In arresting documents, Salt Lake City Police said the truck was several feet away and facing the opposite direction when Clara fired. Officers said one of the bullets struck another car with three people inside, who were not injured. Police said they determined that Clara was unlawful in firing his gun and arrested him.
The stolen plow truck fled the scene and was located a short time later, but the driver has not been found.
“It’s really unfortunate that they didn’t focus on the person who stole the truck, who assaulted Michael and his passenger. They focused on him. They focused on the wrong person,” said Simms.
Clara, who is the community organizer for the Crossroads Urban Center and previous Salt Lake City School board member, declined to comment about the case in an on-camera interview, but wrote on Facebook:
“My message is I believe the police were wrong to arrest me. Nevertheless, I did not argue with them or resist in any way. I was compliant and submitted to all their requests. In return, they were professional and courteous to me. I know that there will be other forums in the legal system to review my actions that night. The police applied their subjective judgement and I can respect that. In other words, I wasn’t going to act to protect my life and that of my friend, only to turn around and put my life and that of the police in jeopardy an hour later because of an arrest. So, in my book, that’s how it is done in Salt Lake City. I am not embittered. I still have the highest regard for the SLCPD.”
On Tuesday, prosecutors with the Salt Lake County District Attorney filed seven charges of felony discharge of a firearm against Clara.
“Based on what we’ve learned, I can see why Mr. Clara would have been alarmed from the events,” said Chief Deputy Jeff Hall with the Salt Lake County District Attorney. “But the information we have caused us to believe that the use of force was not lawful in this situation. We don’t have a reason to believe that the snow plow was continuing to come after Mr. Clara or otherwise presume a threat to him.”
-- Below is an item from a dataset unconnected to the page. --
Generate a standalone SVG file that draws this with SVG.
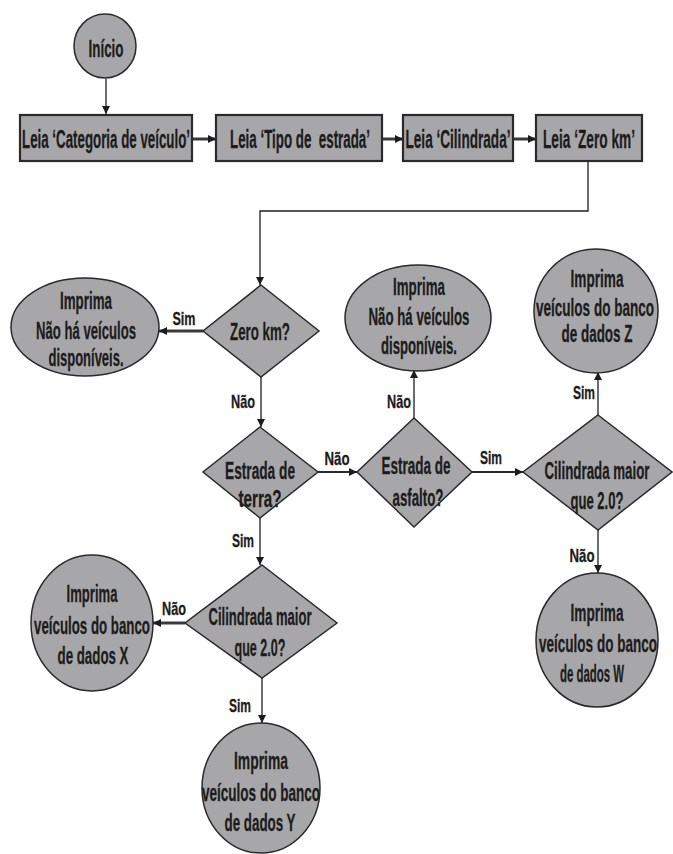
<svg xmlns="http://www.w3.org/2000/svg" width="673" height="854" viewBox="0 0 673 854">
<style>
.n{fill:#a7a7a9;stroke:#2a2a2a;stroke-width:1.5}
.b{fill:#a7a7a9;stroke:#2a2a2a;stroke-width:2.2}
text{font-family:"Liberation Sans Narrow","Liberation Sans",Arial,sans-serif;font-weight:bold;font-size:24px;fill:#1c1c1c;stroke:#1c1c1c;stroke-width:0.3;text-anchor:middle}
.h{font-size:26px}
.l{font-size:19px}
.c{fill:none;stroke:#1e1e1e;stroke-width:1.3}
.m{fill:none;stroke:#2a2a2a;stroke-width:2}
.t{fill:none;stroke:#3a3a3a;stroke-width:3}
</style>
<defs>
<marker id="a" viewBox="0 0 10 10" refX="10" refY="5" markerWidth="8" markerHeight="8" markerUnits="userSpaceOnUse" orient="auto"><path d="M0,0L10,5L0,10z" fill="#1c1c1c"/></marker>
</defs>
<g id="connectors">
<path class="c" d="M106,79V114" marker-end="url(#a)"/>
<path class="t" d="M192,139H216" marker-end="url(#a)"/>
<path class="t" d="M382,139H403" marker-end="url(#a)"/>
<path class="t" d="M513,139H536" marker-end="url(#a)"/>
<path class="c" d="M588,162V211H260V285" marker-end="url(#a)"/>
<path class="t" d="M203,331H159" marker-end="url(#a)"/>
<path class="c" d="M261,377V427" marker-end="url(#a)"/>
<path class="m" d="M318,472H357" marker-end="url(#a)"/>
<path class="c" d="M414,418V370" marker-end="url(#a)"/>
<path class="m" d="M472,472H523" marker-end="url(#a)"/>
<path class="c" d="M598,415V372" marker-end="url(#a)"/>
<path class="c" d="M598,530V573" marker-end="url(#a)"/>
<path class="c" d="M260,518V565" marker-end="url(#a)"/>
<path class="t" d="M185,623H153" marker-end="url(#a)"/>
<path class="c" d="M262,678V723" marker-end="url(#a)"/>
<text class="l" x="184" y="325" textLength="23" lengthAdjust="spacingAndGlyphs">Sim</text>
<text class="l" x="243" y="408" textLength="24" lengthAdjust="spacingAndGlyphs">Não</text>
<text class="l" x="399" y="408" textLength="24" lengthAdjust="spacingAndGlyphs">Não</text>
<text class="l" x="584" y="399" textLength="22" lengthAdjust="spacingAndGlyphs">Sim</text>
<text class="l" x="337" y="465" textLength="25" lengthAdjust="spacingAndGlyphs">Não</text>
<text class="l" x="491" y="464" textLength="22" lengthAdjust="spacingAndGlyphs">Sim</text>
<text class="l" x="243" y="547" textLength="22" lengthAdjust="spacingAndGlyphs">Sim</text>
<text class="l" x="582" y="562" textLength="25" lengthAdjust="spacingAndGlyphs">Não</text>
<text class="l" x="174" y="615" textLength="24" lengthAdjust="spacingAndGlyphs">Não</text>
<text class="l" x="240" y="712" textLength="22" lengthAdjust="spacingAndGlyphs">Sim</text>
</g>
<g id="inicio"><ellipse class="n" cx="105" cy="46" rx="31" ry="32"/><text x="106" y="57" textLength="35" lengthAdjust="spacingAndGlyphs">Início</text></g>
<g id="leia-categoria"><rect class="b" x="20" y="115" width="172" height="46"/><text class="h" x="106" y="148" textLength="168" lengthAdjust="spacingAndGlyphs">Leia ‘Categoria de veículo’</text></g>
<g id="leia-tipo"><rect class="b" x="216" y="115" width="166" height="46"/><text class="h" x="300" y="148" textLength="140" lengthAdjust="spacingAndGlyphs">Leia ‘Tipo de&#160; estrada’</text></g>
<g id="leia-cilindrada"><rect class="b" x="403" y="115" width="110" height="46"/><text class="h" x="458" y="148" textLength="105" lengthAdjust="spacingAndGlyphs">Leia ‘Cilindrada’</text></g>
<g id="leia-zero"><rect class="b" x="536" y="115" width="106" height="46"/><text class="h" x="589" y="148" textLength="92" lengthAdjust="spacingAndGlyphs">Leia ‘Zero km’</text></g>
<g id="zero-km"><path class="n" d="M261,285L319,331L261,377L203,331z"/><text x="260" y="340" textLength="60" lengthAdjust="spacingAndGlyphs">Zero km?</text></g>
<g id="sem-veiculos-1"><ellipse class="n" cx="85" cy="327" rx="74" ry="49"/>
<text x="86" y="309" textLength="52" lengthAdjust="spacingAndGlyphs">Imprima</text>
<text x="86" y="339" textLength="100" lengthAdjust="spacingAndGlyphs">Não há veículos</text>
<text x="86" y="366" textLength="75" lengthAdjust="spacingAndGlyphs">disponíveis.</text></g>
<g id="sem-veiculos-2"><ellipse class="n" cx="418" cy="318" rx="73" ry="53"/>
<text x="419" y="295" textLength="52" lengthAdjust="spacingAndGlyphs">Imprima</text>
<text x="419" y="325" textLength="101" lengthAdjust="spacingAndGlyphs">Não há veículos</text>
<text x="419" y="354" textLength="76" lengthAdjust="spacingAndGlyphs">disponíveis.</text></g>
<g id="banco-z"><ellipse class="n" cx="596" cy="311" rx="62" ry="62"/>
<text x="597" y="287" textLength="53" lengthAdjust="spacingAndGlyphs">Imprima</text>
<text x="595" y="316" textLength="118" lengthAdjust="spacingAndGlyphs">veículos do banco</text>
<text x="597" y="342" textLength="71" lengthAdjust="spacingAndGlyphs">de dados Z</text></g>
<g id="estrada-terra"><path class="n" d="M260,427L318,472L260,518L203,472z"/>
<text x="260" y="479" textLength="70" lengthAdjust="spacingAndGlyphs">Estrada de</text>
<text x="260" y="507" textLength="43" lengthAdjust="spacingAndGlyphs">terra?</text></g>
<g id="estrada-asfalto"><path class="n" d="M414,418L472,472L414,527L357,472z"/>
<text x="416" y="474" textLength="69" lengthAdjust="spacingAndGlyphs">Estrada de</text>
<text x="418" y="506" textLength="51" lengthAdjust="spacingAndGlyphs">asfalto?</text></g>
<g id="cilindrada-dir"><path class="n" d="M598,415L672,472L598,530L523,472z"/>
<text x="597" y="479" textLength="105" lengthAdjust="spacingAndGlyphs">Cilindrada maior</text>
<text x="597" y="509" textLength="53" lengthAdjust="spacingAndGlyphs">que 2.0?</text></g>
<g id="banco-w"><ellipse class="n" cx="597" cy="640" rx="61" ry="67"/>
<text x="597" y="621" textLength="53" lengthAdjust="spacingAndGlyphs">Imprima</text>
<text x="598" y="652" textLength="118" lengthAdjust="spacingAndGlyphs">veículos do banco</text>
<text x="592" y="682" textLength="64" lengthAdjust="spacingAndGlyphs">de dados W</text></g>
<g id="cilindrada-esq"><path class="n" d="M262,565L337,623L262,678L185,623z"/>
<text x="260" y="625" textLength="103" lengthAdjust="spacingAndGlyphs">Cilindrada maior</text>
<text x="260" y="656" textLength="51" lengthAdjust="spacingAndGlyphs">que 2.0?</text></g>
<g id="banco-x"><ellipse class="n" cx="92" cy="623" rx="61" ry="68"/>
<text x="92" y="602" textLength="51" lengthAdjust="spacingAndGlyphs">Imprima</text>
<text x="92" y="634" textLength="116" lengthAdjust="spacingAndGlyphs">veículos do banco</text>
<text x="93" y="664" textLength="71" lengthAdjust="spacingAndGlyphs">de dados X</text></g>
<g id="banco-y"><ellipse class="n" cx="261" cy="788" rx="59" ry="65"/>
<text x="261" y="769" textLength="54" lengthAdjust="spacingAndGlyphs">Imprima</text>
<text x="261" y="801" textLength="118" lengthAdjust="spacingAndGlyphs">veículos do banco</text>
<text x="260" y="831" textLength="71" lengthAdjust="spacingAndGlyphs">de dados Y</text></g>
</svg>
But Hall emphasized that his office has the burden of proof in court and Clara should be presumed innocent of these charges.
“In all of these criminal cases, anyone who is accused of wrongdoing is always presumed innocent. There’s no burden on a defendant to offer an explanation or a defense. It’s always up to use to prove these allegations and they are just allegations at this point,” he said.
Simms said Clara plans to plead ‘not guilty’ at his upcoming arraignment on December 31. If the case makes it all the way to trial, he said he’s confident a jury will dismiss Clara of any wrongdoing.
“Michael’s position is he would rather go to court and fight that case out than go to his funeral. I think he looked back at that and thinks that shooting that gun saved his life and the life of his passenger,” said Simms.